Stop thinking of your own problems

Is all this so you can stop thinking of your own problems and listen to another’s? Is that the logic? Mushene is always mouthwatering when the person in question is not you.

I simply smirked, acknowledging that I was paying attention to his conversation while multitasking at best. Then he loudly proclaimed, "Why are we not moving?" Then he honked his horn and yelled, "Move!" to the car in front of us. We were in a very busy street. I remember looking up and wondering if I had actually ever seen that particular traffic light work. I was not very sure.

On this day however, it was as black as coal, showing no sign of functioning soon. Then my driver swerved till he was beside the car that had stopped, rolled down his window and asked, "Which country are you from?! Who would stop at a light on this side of town?"

He continued to shout, "Are you stupid?" As he sped off to drop me a few metres ahead, he continued to mumble to himself, “He must not be from here, because that did not make sense.”

But what does make sense? Does it makes sense to have traffic lights and police officers who decide at particular hours to control the traffic?
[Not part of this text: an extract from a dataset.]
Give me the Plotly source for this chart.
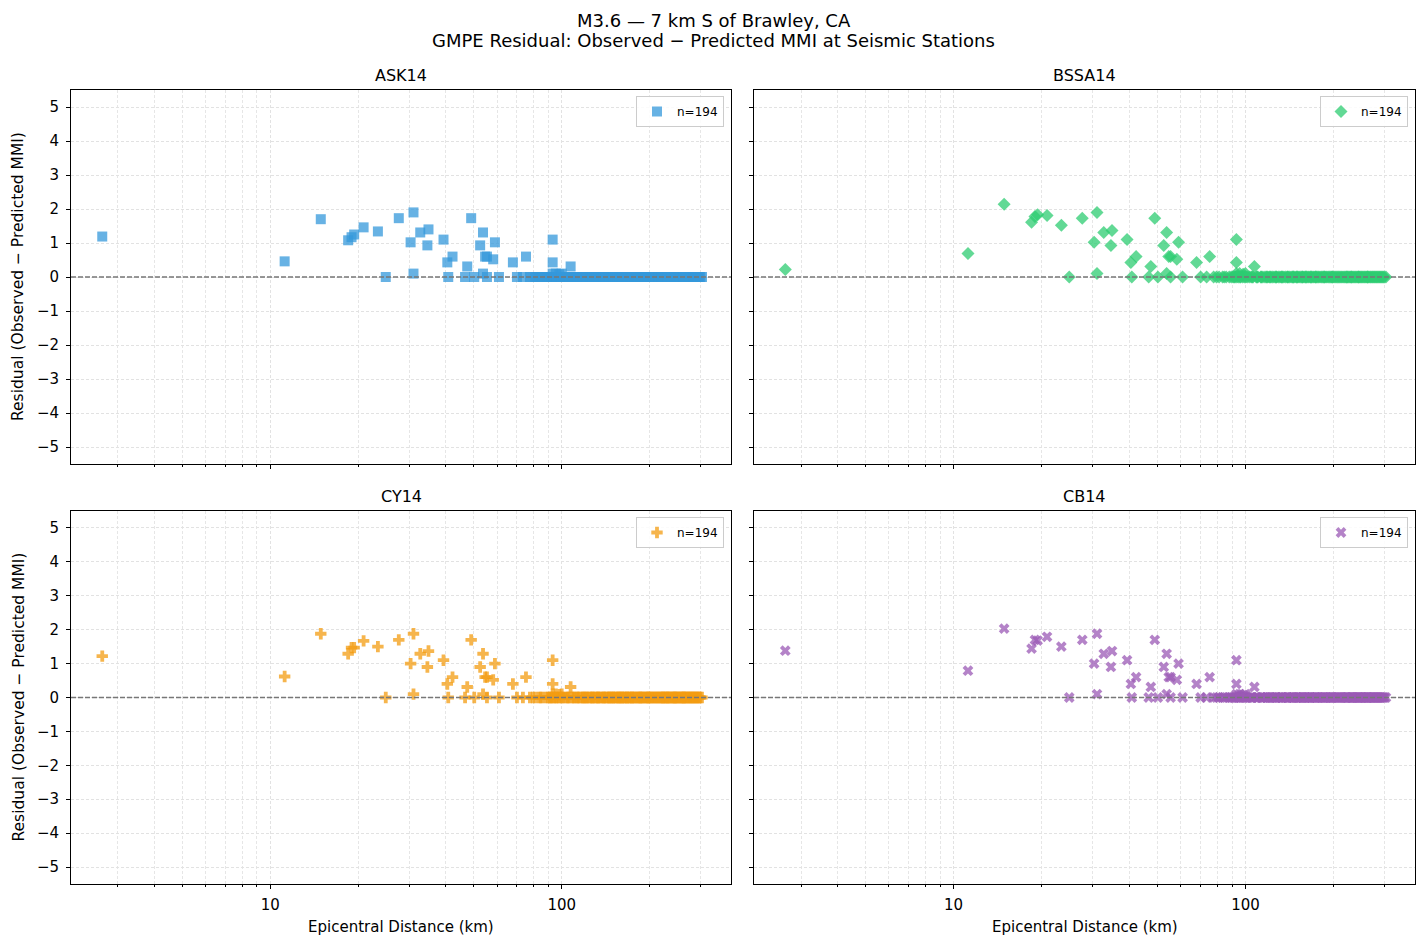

That we obey traffic lights in certain period and it is not formally regulated? Some cities, in order to control traffic, will make a particular major road in the city one-way, but only for certain hours—cities such as Washington DC.

However in Nairobi, during the day, you will sometimes find an officer perched at a corner to ensure that the light is followed and other times they are controlling the traffic.

Isn't it interesting that when it comes to systems or any sort of order, we view those who follow them as odd? Our true behaviour is everything that happens in the CBD, uptown is the idea of what Nairobi could be, and downtown is who we really are.